→ **SET PROBLEM**
Find the string "this" in the listing and report every line that has it.

* Begin EXCERPTED DATA *

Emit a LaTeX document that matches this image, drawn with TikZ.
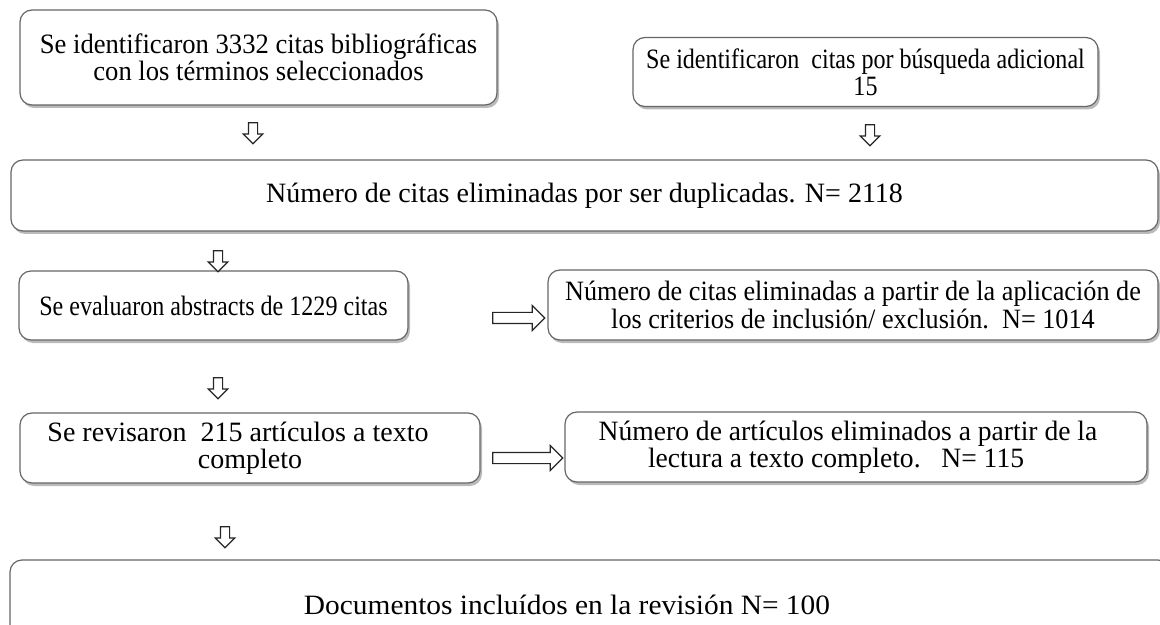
\documentclass[tikz,border=0pt]{standalone}
\usepackage{fontspec}
\setmainfont{Liberation Serif}
\newfontfamily\fsA{Liberation Serif}[FakeStretch=0.95]
\newfontfamily\fsB{Liberation Serif}[FakeStretch=0.86]
\newfontfamily\fsC{Liberation Serif}[FakeStretch=1.0]
\newfontfamily\fsD{Liberation Serif}[FakeStretch=0.936]
\newfontfamily\fsE{Liberation Serif}[FakeStretch=0.985]
\newfontfamily\fsF{Liberation Serif}[FakeStretch=1.05]
\usetikzlibrary{shapes.arrows,shadows}
\begin{document}
\begin{tikzpicture}[x=0.5pt,y=-0.5pt,
  box/.style={draw=black!60, line width=0.6pt, fill=white, rounded corners=6pt,
    drop shadow={shadow xshift=1pt, shadow yshift=-1.5pt, opacity=0.45, fill=black!60},
    align=center, font=#1\fontsize{14}{13.6}\selectfont, inner sep=0pt},
  darrow/.style={single arrow, draw=black!85, line width=0.6pt, fill=white,
    shape border rotate=270, inner sep=2pt, minimum height=10.5pt,
    single arrow head extend=2.6pt},
  rarrow/.style={single arrow, draw=black!85, line width=0.6pt, fill=white,
    inner sep=2.5pt, minimum height=#1, single arrow head extend=3.5pt},
]
\useasboundingbox (0,0) rectangle (1160,625);
\clip (0,0) rectangle (1160,625);
% boxes
\node[box=\fsA, minimum width=238.5pt, minimum height=47.5pt] (b1) at (258.5,57.5)
  {Se identificaron 3332 citas bibliográficas\\con los términos seleccionados};
\node[box=\fsB, minimum width=232.5pt, minimum height=34.5pt] (b2) at (865.5,72)
  {Se identificaron\ \ citas por búsqueda adicional\\15};
\node[box=\fsC, minimum width=573.5pt, minimum height=35.5pt] (b3) at (584.5,195.5)
  {Número de citas eliminadas por ser duplicadas. N= 2118};
\node[box=\fsB, minimum width=194.5pt, minimum height=34.5pt] (b4) at (213.5,305.5)
  {Se evaluaron abstracts de 1229 citas};
\node[box=\fsD, minimum width=305pt, minimum height=35pt] (b5) at (853,305)
  {Número de citas eliminadas a partir de la aplicación de\\los criterios de inclusión/ exclusión.\ \ N= 1014};
\node[box=\fsC, minimum width=230pt, minimum height=35pt] (b6) at (250,448)
  {Se revisaron\ \ 215 artículos a texto\hspace*{12pt}\\completo};
\node[box=\fsE, minimum width=291pt, minimum height=35pt] (b7) at (856,447)
  {Número de artículos eliminados a partir de la\hspace*{8pt}\\lectura a texto completo.\ \ \ N= 115\hspace*{20pt}};
\node[box=\fsF, minimum width=580pt, minimum height=45pt] (b8) at (590,605)
  {\hspace*{-23pt}Documentos incluídos en la revisión N= 100};
% arrows
\node[darrow] (a1) at (253,131) {};
\node[darrow] (a2) at (870,133) {};
\node[darrow] (a3) at (218,259) {};
\node[rarrow=26pt] (a4) at (516,318) {};
\node[darrow] (a5) at (218,386) {};
\node[rarrow=35pt] (a6) at (525,458) {};
\node[darrow] (a7) at (225,535) {};
\end{tikzpicture}
\end{document}
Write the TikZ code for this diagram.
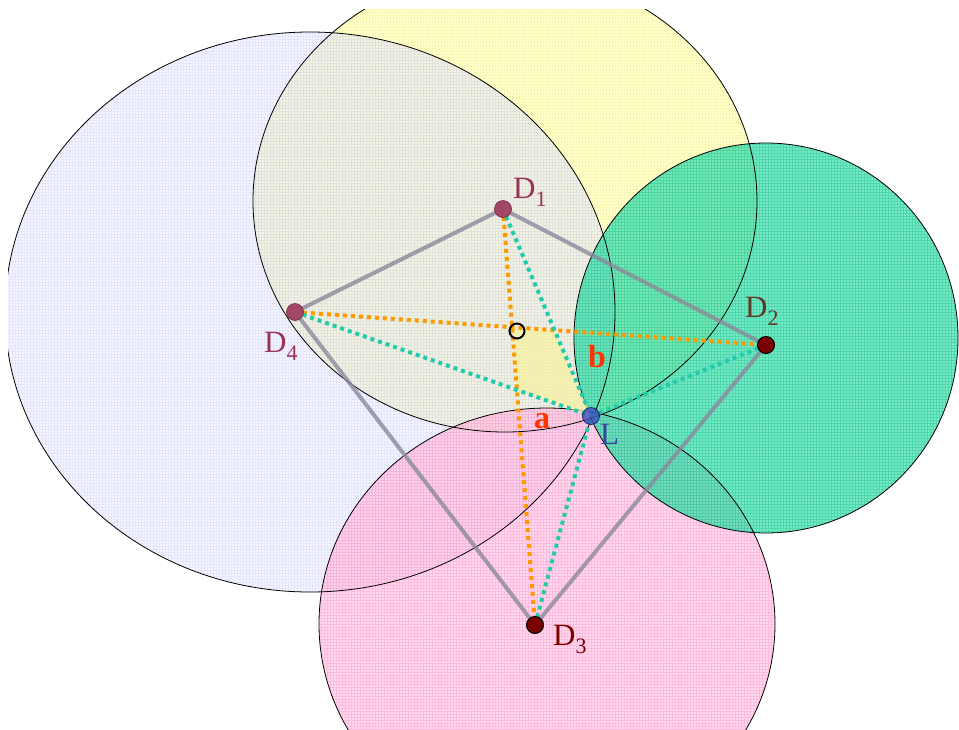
\documentclass[tikz,border=0pt]{standalone}
\usepackage{fontspec}
\setmainfont{Liberation Serif}
\definecolor{yelfill}{HTML}{FFFFC8}
\definecolor{yelgrid}{HTML}{EEEE80}
\definecolor{blufill}{HTML}{E8E8FF}
\definecolor{blugrid}{HTML}{B8B8F4}
\definecolor{grnfill}{HTML}{3EDEAE}
\definecolor{grngrid}{HTML}{10C088}
\definecolor{pnkfill}{HTML}{FFC4E2}
\definecolor{pnkgrid}{HTML}{FF88C4}
\definecolor{quadcol}{HTML}{F8F2A0}
\definecolor{edgecol}{HTML}{8A8A9C}
\definecolor{orangecol}{HTML}{FF9900}
\definecolor{tealcol}{HTML}{22CCAA}
\definecolor{mauve}{HTML}{993355}
\definecolor{darkred}{HTML}{7A0000}
\definecolor{brownlab}{HTML}{5C3A28}
\definecolor{lblue}{HTML}{4050C0}
\definecolor{labred}{HTML}{FF3300}
\newcommand{\dsub}[1]{\raisebox{-8pt}{\fontsize{22}{22}\selectfont #1}}
% #1 centre, #2 x radius, #3 y radius, #4 fill colour, #5 fill opacity, #6 grid colour, #7 grid opacity
\newcommand{\zonefill}[7]{%
  \begin{scope}
    \clip #1 ellipse [x radius=#2, y radius=#3];
    \fill[#4, fill opacity=#5] #1 ellipse [x radius=#2, y radius=#3];
    \draw[#6, line width=0.35pt, draw opacity=#7, xstep=3pt, ystep=3pt] (0,0) grid (960,730);
  \end{scope}}
\tikzset{
  outline/.style={draw=black, line width=0.8pt},
  quadedge/.style={draw=edgecol, line width=4pt, opacity=0.8},
  orangedot/.style={draw=orangecol, line width=4pt, dash pattern=on 4pt off 4pt},
  tealdot/.style={draw=tealcol, line width=4pt, dash pattern=on 4pt off 4pt},
  softdot/.style={circle, inner sep=0pt, minimum size=17pt, fill=mauve!90!white, draw=mauve!70!black, line width=0.6pt},
  harddot/.style={circle, inner sep=0pt, minimum size=17pt, fill=darkred, draw=black, line width=1pt},
  ldot/.style={circle, inner sep=0pt, minimum size=17pt, fill=lblue, fill opacity=0.8, draw=lblue!50!black, line width=0.8pt},
  dlab/.style={anchor=base west, inner sep=0pt, font=\fontsize{31}{36}\selectfont},
  ablab/.style={anchor=base west, inner sep=0pt, text=labred, font=\fontsize{32}{36}\selectfont\bfseries}
}
\begin{document}
\begin{tikzpicture}[x=1pt,y=-1pt]
\useasboundingbox (0,0) rectangle (959,729);
\coordinate (D1) at (503,209);
\coordinate (D2) at (766,345);
\coordinate (D3) at (535,625);
\coordinate (D4) at (295,312);
\coordinate (L) at (591,416);
\begin{scope}
\clip (8,9) rectangle (959,729);
\zonefill{(505,201)}{252pt}{231pt}{yelfill}{0.85}{yelgrid}{0.35}
\zonefill{(310,312)}{305pt}{280pt}{blufill}{0.45}{blugrid}{0.25}
\zonefill{(547,624)}{228pt}{216pt}{pnkfill}{0.65}{pnkgrid}{0.35}
\zonefill{(766,338)}{192pt}{195pt}{grnfill}{0.7}{grngrid}{0.4}
% outlines
\draw[outline] (505,201) ellipse [x radius=252pt, y radius=231pt];
\draw[outline] (310,312) ellipse [x radius=305pt, y radius=280pt];
\draw[outline] (547,624) ellipse [x radius=228pt, y radius=216pt];
\draw[outline] (766,338) ellipse [x radius=192pt, y radius=195pt];
\end{scope}
% yellow quadrilateral
\fill[quadcol, fill opacity=0.75]
  (intersection of D1--D3 and D4--D2) --
  (intersection of D4--D2 and D1--L) --
  (L) --
  (intersection of D4--L and D1--D3) -- cycle;
% quadrilateral edges
\draw[quadedge] (D1) -- (D2);
\draw[quadedge] (D2) -- (D3);
\draw[quadedge] (D3) -- (D4);
\draw[quadedge] (D4) -- (D1);
% dotted lines
\draw[orangedot] (D1) -- (D3);
\draw[orangedot] (D4) -- (D2);
\draw[tealdot] (D1) -- (L);
\draw[tealdot] (D2) -- (L);
\draw[tealdot] (D3) -- (L);
\draw[tealdot] (D4) -- (L);
% dots
\node[softdot] (p1) at (D1) {};
\node[softdot] (p4) at (D4) {};
\node[harddot] (p3) at (D3) {};
\node[harddot] (p2) at (D2) {};
\node[ldot] (pL) at (L) {};
% centre mark
\node[circle, draw=black, line width=2pt, minimum size=15pt, inner sep=0pt] (ctr) at (517,331) {};
% labels
\node[dlab, text=mauve] (lD1) at (513,198) {D\dsub{1}};
\node[dlab, text=brownlab] (lD2) at (745,317) {D\dsub{2}};
\node[dlab, text=darkred] (lD3) at (553,645) {D\dsub{3}};
\node[dlab, text=mauve] (lD4) at (264,352) {D\dsub{4}};
\node[dlab, text=lblue!85!black] (lL) at (600,444) {L};
\node[ablab] (la) at (534,428) {a};
\node[ablab] (lb) at (588,367) {b};
\end{tikzpicture}
\end{document}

* End EXCERPTED DATA *

→ **RESPONSE**
Emit a LaTeX document that matches this image, drawn with TikZ.
Write the TikZ code for this diagram.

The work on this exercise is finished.